◆ AIM OF THE TASK
Leave out the pictures, and write out exactly the lines from the beginning of the material to the line holding "const kLabels = ['L', 'Γ', 'X'];", that line included, and nothing else.

◆ DATASET EXCERPT
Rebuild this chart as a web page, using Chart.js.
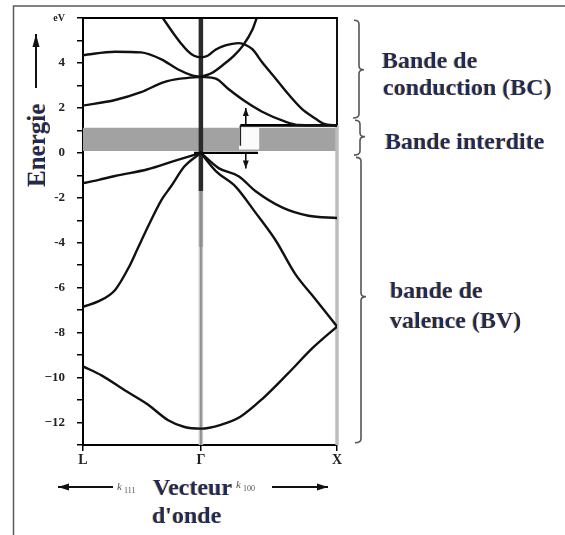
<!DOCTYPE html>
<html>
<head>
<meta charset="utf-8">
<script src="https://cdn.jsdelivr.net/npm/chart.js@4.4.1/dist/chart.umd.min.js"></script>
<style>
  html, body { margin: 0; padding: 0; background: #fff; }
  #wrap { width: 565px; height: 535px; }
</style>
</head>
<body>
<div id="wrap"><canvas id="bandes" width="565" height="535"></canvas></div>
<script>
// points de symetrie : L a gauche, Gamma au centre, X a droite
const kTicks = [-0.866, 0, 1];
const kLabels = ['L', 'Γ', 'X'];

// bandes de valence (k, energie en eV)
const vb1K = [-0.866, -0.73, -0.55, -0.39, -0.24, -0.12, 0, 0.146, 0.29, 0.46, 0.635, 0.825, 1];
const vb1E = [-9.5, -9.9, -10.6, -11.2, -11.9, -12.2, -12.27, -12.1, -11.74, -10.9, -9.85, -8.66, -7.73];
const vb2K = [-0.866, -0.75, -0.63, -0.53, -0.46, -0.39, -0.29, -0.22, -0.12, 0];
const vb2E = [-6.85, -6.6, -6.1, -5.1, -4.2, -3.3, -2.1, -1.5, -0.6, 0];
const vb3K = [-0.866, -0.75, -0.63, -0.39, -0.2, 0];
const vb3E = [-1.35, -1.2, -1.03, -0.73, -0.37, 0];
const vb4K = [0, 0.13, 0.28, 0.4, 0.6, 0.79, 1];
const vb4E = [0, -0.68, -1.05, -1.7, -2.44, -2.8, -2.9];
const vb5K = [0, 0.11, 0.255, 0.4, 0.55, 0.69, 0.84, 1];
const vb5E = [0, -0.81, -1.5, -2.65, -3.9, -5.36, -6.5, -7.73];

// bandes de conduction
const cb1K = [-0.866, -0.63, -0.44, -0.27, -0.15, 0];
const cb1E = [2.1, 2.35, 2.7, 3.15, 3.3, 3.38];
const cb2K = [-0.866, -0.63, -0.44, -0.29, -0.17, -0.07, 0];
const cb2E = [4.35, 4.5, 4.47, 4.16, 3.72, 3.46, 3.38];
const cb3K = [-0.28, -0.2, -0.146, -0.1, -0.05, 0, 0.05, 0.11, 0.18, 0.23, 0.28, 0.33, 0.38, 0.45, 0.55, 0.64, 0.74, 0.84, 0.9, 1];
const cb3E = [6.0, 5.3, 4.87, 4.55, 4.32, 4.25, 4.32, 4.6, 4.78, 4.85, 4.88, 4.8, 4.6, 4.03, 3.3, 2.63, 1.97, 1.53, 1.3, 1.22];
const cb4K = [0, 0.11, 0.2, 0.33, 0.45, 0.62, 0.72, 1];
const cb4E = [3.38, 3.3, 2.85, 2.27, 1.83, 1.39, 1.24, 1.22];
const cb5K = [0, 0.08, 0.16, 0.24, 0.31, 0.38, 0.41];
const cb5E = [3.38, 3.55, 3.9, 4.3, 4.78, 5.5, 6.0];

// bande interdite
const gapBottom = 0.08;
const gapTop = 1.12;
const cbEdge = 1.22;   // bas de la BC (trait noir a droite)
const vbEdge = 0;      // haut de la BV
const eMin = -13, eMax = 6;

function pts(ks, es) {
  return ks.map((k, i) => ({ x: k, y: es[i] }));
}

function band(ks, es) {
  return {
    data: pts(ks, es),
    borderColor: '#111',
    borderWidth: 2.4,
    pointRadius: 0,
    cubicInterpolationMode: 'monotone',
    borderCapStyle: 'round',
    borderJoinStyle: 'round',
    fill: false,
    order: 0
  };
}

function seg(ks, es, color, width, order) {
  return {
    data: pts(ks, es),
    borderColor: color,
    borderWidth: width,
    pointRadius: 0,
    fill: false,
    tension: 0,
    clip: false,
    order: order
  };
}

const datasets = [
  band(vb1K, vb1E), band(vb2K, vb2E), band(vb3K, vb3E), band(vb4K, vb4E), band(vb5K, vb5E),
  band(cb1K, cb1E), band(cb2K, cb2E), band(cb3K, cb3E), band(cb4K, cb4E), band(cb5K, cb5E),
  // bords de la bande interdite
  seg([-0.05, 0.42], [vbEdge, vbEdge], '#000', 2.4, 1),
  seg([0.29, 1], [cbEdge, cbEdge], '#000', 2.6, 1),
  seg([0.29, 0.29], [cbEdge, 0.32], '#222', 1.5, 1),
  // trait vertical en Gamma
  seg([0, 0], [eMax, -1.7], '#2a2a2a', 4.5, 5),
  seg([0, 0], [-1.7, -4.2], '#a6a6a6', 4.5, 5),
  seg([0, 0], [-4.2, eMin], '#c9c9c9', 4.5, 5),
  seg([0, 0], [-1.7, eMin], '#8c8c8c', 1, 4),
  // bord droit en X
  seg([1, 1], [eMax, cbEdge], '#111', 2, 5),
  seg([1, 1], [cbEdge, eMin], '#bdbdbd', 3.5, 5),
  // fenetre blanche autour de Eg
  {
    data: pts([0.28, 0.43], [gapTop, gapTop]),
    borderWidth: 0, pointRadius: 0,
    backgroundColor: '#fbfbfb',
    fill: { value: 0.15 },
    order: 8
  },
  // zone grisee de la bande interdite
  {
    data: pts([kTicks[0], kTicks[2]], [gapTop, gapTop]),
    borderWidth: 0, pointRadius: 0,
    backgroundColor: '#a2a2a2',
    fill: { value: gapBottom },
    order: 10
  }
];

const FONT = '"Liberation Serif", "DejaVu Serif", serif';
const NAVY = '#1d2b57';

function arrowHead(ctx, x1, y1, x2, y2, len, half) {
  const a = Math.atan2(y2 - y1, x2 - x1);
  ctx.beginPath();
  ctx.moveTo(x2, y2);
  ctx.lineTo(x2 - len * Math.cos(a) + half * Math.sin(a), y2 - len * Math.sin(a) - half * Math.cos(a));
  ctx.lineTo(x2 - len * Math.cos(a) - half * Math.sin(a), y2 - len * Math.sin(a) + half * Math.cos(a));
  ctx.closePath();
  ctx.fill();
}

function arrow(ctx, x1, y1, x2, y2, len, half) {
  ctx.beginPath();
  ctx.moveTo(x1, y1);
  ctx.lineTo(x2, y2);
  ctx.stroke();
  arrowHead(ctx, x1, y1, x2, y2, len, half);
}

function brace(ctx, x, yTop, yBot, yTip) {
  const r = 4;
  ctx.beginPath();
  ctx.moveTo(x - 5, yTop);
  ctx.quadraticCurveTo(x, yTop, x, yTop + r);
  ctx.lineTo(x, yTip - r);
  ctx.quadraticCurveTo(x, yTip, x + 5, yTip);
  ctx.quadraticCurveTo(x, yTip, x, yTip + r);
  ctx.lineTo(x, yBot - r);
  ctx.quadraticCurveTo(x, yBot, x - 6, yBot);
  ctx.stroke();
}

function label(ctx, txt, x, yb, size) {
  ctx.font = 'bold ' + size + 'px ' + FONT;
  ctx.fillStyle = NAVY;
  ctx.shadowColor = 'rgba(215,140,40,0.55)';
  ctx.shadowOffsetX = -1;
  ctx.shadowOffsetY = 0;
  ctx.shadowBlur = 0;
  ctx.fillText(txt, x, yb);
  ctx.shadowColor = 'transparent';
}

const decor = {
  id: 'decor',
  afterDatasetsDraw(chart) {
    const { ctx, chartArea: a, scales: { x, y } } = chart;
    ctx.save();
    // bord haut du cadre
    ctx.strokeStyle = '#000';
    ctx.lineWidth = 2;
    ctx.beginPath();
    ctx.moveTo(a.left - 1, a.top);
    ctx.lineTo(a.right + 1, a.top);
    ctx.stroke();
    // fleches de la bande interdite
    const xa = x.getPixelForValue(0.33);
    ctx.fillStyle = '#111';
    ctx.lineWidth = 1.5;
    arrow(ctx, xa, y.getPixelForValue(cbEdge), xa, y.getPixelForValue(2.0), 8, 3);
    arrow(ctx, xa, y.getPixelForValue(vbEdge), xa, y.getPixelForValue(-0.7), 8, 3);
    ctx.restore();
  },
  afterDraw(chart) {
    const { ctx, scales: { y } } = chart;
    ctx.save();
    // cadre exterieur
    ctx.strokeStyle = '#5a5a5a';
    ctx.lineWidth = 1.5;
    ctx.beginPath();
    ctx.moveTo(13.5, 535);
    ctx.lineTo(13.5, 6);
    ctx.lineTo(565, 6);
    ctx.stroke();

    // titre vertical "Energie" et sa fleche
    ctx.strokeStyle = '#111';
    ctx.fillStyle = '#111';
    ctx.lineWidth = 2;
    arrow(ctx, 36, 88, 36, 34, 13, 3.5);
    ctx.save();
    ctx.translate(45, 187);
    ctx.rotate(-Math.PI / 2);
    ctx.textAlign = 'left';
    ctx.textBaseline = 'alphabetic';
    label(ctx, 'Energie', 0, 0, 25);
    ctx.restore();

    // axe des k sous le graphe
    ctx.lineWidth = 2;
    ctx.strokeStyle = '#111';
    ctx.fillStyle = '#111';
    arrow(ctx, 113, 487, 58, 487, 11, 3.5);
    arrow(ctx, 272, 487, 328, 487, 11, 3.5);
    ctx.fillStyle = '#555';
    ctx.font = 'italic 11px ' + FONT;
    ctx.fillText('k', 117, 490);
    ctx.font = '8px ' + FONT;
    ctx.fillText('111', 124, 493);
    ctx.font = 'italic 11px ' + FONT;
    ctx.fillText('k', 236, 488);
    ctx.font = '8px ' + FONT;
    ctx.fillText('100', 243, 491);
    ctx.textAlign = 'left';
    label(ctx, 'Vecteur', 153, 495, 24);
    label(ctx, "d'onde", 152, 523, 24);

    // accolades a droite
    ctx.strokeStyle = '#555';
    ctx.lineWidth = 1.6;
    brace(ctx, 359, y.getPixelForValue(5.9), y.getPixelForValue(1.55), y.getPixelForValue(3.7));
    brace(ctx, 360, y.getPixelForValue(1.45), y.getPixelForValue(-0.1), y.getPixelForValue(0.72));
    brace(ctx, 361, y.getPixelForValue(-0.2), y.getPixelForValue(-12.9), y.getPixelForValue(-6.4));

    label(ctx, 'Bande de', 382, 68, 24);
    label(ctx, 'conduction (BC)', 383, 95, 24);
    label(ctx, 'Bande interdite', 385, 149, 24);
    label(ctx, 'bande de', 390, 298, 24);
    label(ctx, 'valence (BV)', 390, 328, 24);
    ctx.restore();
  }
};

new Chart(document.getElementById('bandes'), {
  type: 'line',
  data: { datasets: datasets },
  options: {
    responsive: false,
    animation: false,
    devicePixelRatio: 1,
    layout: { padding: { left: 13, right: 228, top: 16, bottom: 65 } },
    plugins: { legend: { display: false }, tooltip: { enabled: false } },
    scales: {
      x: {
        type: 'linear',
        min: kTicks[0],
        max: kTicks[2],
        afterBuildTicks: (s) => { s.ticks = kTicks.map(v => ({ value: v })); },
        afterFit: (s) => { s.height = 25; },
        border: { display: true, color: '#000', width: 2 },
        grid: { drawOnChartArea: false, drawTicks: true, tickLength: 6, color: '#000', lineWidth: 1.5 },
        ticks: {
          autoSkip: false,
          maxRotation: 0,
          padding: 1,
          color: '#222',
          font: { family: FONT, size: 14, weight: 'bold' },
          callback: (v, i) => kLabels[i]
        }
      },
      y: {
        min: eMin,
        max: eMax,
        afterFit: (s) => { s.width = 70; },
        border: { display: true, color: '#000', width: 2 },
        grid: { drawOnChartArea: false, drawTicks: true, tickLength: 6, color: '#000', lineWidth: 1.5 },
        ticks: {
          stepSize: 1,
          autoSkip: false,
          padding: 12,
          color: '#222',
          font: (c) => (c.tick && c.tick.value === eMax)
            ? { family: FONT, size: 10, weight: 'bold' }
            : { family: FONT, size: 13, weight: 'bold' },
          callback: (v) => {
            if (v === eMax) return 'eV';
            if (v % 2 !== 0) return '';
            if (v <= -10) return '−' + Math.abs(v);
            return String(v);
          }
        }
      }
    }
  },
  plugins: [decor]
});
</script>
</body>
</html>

◆ ANSWER TO THE TASK
Rebuild this chart as a web page, using Chart.js.
<!DOCTYPE html>
<html>
<head>
<meta charset="utf-8">
<script src="https://cdn.jsdelivr.net/npm/chart.js@4.4.1/dist/chart.umd.min.js"></script>
<style>
  html, body { margin: 0; padding: 0; background: #fff; }
  #wrap { width: 565px; height: 535px; }
</style>
</head>
<body>
<div id="wrap"><canvas id="bandes" width="565" height="535"></canvas></div>
<script>
// points de symetrie : L a gauche, Gamma au centre, X a droite
const kTicks = [-0.866, 0, 1];
const kLabels = ['L', 'Γ', 'X'];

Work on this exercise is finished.